[Saved data entries]

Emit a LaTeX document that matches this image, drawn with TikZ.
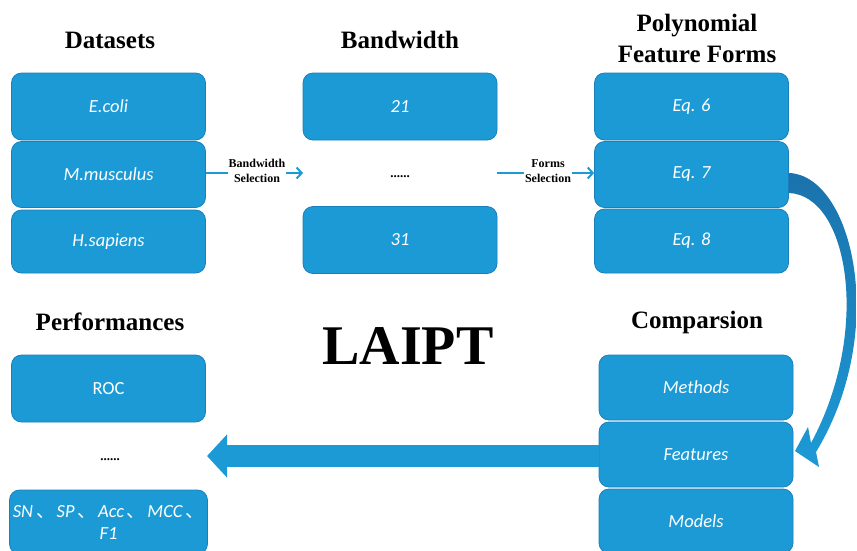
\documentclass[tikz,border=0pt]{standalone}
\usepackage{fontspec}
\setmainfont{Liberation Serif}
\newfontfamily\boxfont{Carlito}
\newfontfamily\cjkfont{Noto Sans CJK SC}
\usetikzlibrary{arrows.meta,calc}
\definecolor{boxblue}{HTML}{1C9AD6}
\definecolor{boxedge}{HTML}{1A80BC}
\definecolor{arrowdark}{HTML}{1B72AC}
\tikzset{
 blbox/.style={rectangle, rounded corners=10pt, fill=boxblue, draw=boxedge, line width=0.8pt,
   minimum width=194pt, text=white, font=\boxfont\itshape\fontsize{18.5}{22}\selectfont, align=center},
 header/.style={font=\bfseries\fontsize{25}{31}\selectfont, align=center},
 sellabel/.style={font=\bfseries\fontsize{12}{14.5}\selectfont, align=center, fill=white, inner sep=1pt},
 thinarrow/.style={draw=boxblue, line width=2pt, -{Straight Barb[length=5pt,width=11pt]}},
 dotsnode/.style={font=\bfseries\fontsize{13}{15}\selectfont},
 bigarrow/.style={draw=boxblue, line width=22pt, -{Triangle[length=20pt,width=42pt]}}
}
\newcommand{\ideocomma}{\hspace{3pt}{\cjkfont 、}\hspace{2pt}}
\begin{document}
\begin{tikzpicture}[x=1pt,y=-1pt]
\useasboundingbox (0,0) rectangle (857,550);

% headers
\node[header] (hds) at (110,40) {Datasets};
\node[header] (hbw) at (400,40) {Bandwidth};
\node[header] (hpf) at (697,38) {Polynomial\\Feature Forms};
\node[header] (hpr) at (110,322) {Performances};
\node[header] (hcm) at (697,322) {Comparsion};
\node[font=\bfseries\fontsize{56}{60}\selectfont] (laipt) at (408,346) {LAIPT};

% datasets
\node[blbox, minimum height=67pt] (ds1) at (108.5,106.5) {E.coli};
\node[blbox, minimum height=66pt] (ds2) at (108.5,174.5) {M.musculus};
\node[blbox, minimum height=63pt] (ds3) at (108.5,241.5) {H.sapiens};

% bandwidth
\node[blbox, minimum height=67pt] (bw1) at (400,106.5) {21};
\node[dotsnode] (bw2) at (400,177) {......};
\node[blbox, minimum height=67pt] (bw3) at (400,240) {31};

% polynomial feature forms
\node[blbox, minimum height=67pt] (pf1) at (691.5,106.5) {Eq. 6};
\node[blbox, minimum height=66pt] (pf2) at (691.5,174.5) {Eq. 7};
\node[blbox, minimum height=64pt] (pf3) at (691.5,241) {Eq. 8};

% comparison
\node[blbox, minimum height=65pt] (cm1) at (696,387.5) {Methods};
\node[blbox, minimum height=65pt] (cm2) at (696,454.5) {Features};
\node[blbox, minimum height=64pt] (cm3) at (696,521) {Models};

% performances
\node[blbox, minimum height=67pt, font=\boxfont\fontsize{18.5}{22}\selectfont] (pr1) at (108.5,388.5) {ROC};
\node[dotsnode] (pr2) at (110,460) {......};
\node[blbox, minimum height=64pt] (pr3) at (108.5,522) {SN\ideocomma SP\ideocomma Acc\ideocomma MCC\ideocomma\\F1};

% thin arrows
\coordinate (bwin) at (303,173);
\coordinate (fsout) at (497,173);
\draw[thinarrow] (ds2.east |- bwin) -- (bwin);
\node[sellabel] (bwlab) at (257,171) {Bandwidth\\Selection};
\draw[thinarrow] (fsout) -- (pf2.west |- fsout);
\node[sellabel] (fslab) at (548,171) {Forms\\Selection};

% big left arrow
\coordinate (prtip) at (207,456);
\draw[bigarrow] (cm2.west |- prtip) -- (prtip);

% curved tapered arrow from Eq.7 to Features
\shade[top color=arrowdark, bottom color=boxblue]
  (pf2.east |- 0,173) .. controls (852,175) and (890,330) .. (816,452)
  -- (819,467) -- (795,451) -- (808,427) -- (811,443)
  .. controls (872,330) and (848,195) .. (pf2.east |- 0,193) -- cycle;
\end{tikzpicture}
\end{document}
* * *
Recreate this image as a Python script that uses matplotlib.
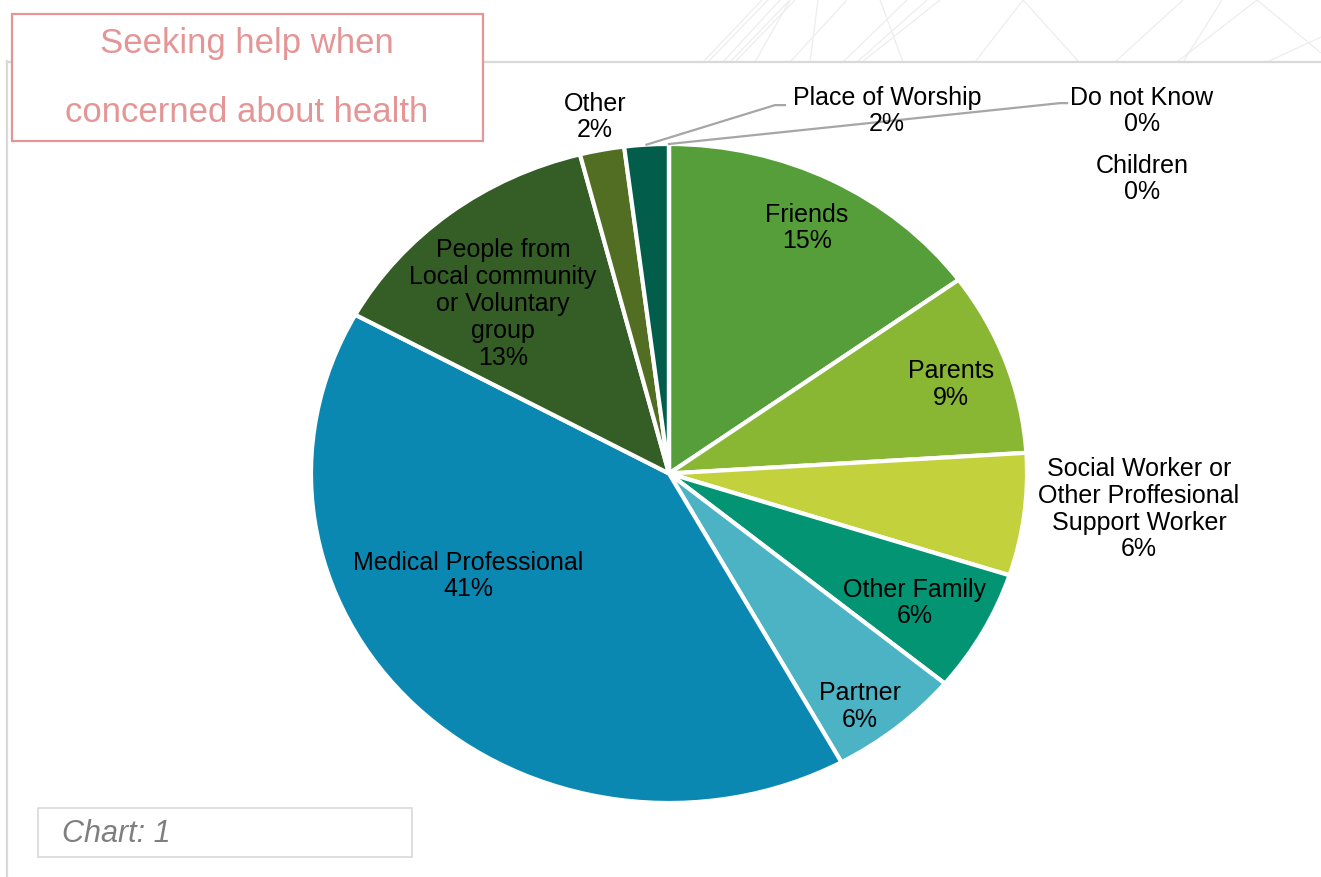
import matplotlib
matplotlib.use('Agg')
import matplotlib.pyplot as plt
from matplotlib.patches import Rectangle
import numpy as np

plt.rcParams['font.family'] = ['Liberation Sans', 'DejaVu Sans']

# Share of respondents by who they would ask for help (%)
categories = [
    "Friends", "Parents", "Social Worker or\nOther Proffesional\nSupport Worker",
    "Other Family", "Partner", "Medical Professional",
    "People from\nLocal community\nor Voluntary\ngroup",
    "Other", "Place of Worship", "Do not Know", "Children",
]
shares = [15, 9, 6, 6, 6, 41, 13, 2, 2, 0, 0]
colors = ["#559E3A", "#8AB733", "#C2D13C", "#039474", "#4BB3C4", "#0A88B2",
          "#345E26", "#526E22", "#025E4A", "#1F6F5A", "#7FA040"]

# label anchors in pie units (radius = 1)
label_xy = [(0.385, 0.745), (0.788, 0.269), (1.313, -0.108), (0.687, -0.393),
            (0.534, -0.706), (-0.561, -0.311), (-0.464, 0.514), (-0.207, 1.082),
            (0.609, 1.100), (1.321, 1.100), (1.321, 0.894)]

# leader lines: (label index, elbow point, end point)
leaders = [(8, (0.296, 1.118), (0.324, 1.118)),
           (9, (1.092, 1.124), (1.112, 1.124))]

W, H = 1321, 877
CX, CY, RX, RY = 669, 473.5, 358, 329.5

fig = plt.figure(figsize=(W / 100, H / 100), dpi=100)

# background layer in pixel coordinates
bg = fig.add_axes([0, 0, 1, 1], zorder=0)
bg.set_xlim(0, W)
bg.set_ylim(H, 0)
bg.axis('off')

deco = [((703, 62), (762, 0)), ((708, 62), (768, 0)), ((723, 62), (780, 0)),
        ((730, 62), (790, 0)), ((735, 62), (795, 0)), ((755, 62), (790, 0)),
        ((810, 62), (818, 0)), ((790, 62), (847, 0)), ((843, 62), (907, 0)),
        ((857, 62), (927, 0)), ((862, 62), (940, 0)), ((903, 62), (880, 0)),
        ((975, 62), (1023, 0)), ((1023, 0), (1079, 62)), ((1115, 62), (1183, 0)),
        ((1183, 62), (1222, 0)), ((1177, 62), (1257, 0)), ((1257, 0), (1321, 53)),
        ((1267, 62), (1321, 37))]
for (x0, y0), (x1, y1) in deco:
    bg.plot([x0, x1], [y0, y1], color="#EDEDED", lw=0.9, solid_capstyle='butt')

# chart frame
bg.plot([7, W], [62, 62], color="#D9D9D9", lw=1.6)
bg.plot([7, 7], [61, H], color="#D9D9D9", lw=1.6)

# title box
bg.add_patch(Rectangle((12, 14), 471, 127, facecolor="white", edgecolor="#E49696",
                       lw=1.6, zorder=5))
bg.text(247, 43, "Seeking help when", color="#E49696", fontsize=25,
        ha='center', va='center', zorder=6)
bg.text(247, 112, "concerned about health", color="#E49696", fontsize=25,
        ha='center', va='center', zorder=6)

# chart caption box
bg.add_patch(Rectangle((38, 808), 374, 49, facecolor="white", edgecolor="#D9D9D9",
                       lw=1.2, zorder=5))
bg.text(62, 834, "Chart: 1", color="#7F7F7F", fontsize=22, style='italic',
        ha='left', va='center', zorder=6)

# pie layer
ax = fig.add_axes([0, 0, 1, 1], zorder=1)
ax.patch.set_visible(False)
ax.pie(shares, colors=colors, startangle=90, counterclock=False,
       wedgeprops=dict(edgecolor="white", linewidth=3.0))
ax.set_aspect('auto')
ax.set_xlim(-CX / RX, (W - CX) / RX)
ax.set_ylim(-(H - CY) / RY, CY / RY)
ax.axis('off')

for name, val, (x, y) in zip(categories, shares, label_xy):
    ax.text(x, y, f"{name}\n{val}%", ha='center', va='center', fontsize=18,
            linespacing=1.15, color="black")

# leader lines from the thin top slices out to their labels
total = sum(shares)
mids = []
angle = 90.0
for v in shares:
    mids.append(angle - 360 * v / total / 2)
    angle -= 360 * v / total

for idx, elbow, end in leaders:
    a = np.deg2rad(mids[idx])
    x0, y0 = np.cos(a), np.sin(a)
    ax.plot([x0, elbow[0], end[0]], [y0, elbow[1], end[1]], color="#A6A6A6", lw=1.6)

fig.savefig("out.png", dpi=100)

• **Exercise**:
Write out the lines from the one containing "Emit a LaTeX" down to the one containing "minimum height=64pt] (pf3)", both included, exactly as they appear. Leave out any pictures.

• **Solution for this problem**:
Emit a LaTeX document that matches this image, drawn with TikZ.
\documentclass[tikz,border=0pt]{standalone}
\usepackage{fontspec}
\setmainfont{Liberation Serif}
\newfontfamily\boxfont{Carlito}
\newfontfamily\cjkfont{Noto Sans CJK SC}
\usetikzlibrary{arrows.meta,calc}
\definecolor{boxblue}{HTML}{1C9AD6}
\definecolor{boxedge}{HTML}{1A80BC}
\definecolor{arrowdark}{HTML}{1B72AC}
\tikzset{
 blbox/.style={rectangle, rounded corners=10pt, fill=boxblue, draw=boxedge, line width=0.8pt,
   minimum width=194pt, text=white, font=\boxfont\itshape\fontsize{18.5}{22}\selectfont, align=center},
 header/.style={font=\bfseries\fontsize{25}{31}\selectfont, align=center},
 sellabel/.style={font=\bfseries\fontsize{12}{14.5}\selectfont, align=center, fill=white, inner sep=1pt},
 thinarrow/.style={draw=boxblue, line width=2pt, -{Straight Barb[length=5pt,width=11pt]}},
 dotsnode/.style={font=\bfseries\fontsize{13}{15}\selectfont},
 bigarrow/.style={draw=boxblue, line width=22pt, -{Triangle[length=20pt,width=42pt]}}
}
\newcommand{\ideocomma}{\hspace{3pt}{\cjkfont 、}\hspace{2pt}}
\begin{document}
\begin{tikzpicture}[x=1pt,y=-1pt]
\useasboundingbox (0,0) rectangle (857,550);

% headers
\node[header] (hds) at (110,40) {Datasets};
\node[header] (hbw) at (400,40) {Bandwidth};
\node[header] (hpf) at (697,38) {Polynomial\\Feature Forms};
\node[header] (hpr) at (110,322) {Performances};
\node[header] (hcm) at (697,322) {Comparsion};
\node[font=\bfseries\fontsize{56}{60}\selectfont] (laipt) at (408,346) {LAIPT};

% datasets
\node[blbox, minimum height=67pt] (ds1) at (108.5,106.5) {E.coli};
\node[blbox, minimum height=66pt] (ds2) at (108.5,174.5) {M.musculus};
\node[blbox, minimum height=63pt] (ds3) at (108.5,241.5) {H.sapiens};

% bandwidth
\node[blbox, minimum height=67pt] (bw1) at (400,106.5) {21};
\node[dotsnode] (bw2) at (400,177) {......};
\node[blbox, minimum height=67pt] (bw3) at (400,240) {31};

% polynomial feature forms
\node[blbox, minimum height=67pt] (pf1) at (691.5,106.5) {Eq. 6};
\node[blbox, minimum height=66pt] (pf2) at (691.5,174.5) {Eq. 7};
\node[blbox, minimum height=64pt] (pf3) at (691.5,241) {Eq. 8};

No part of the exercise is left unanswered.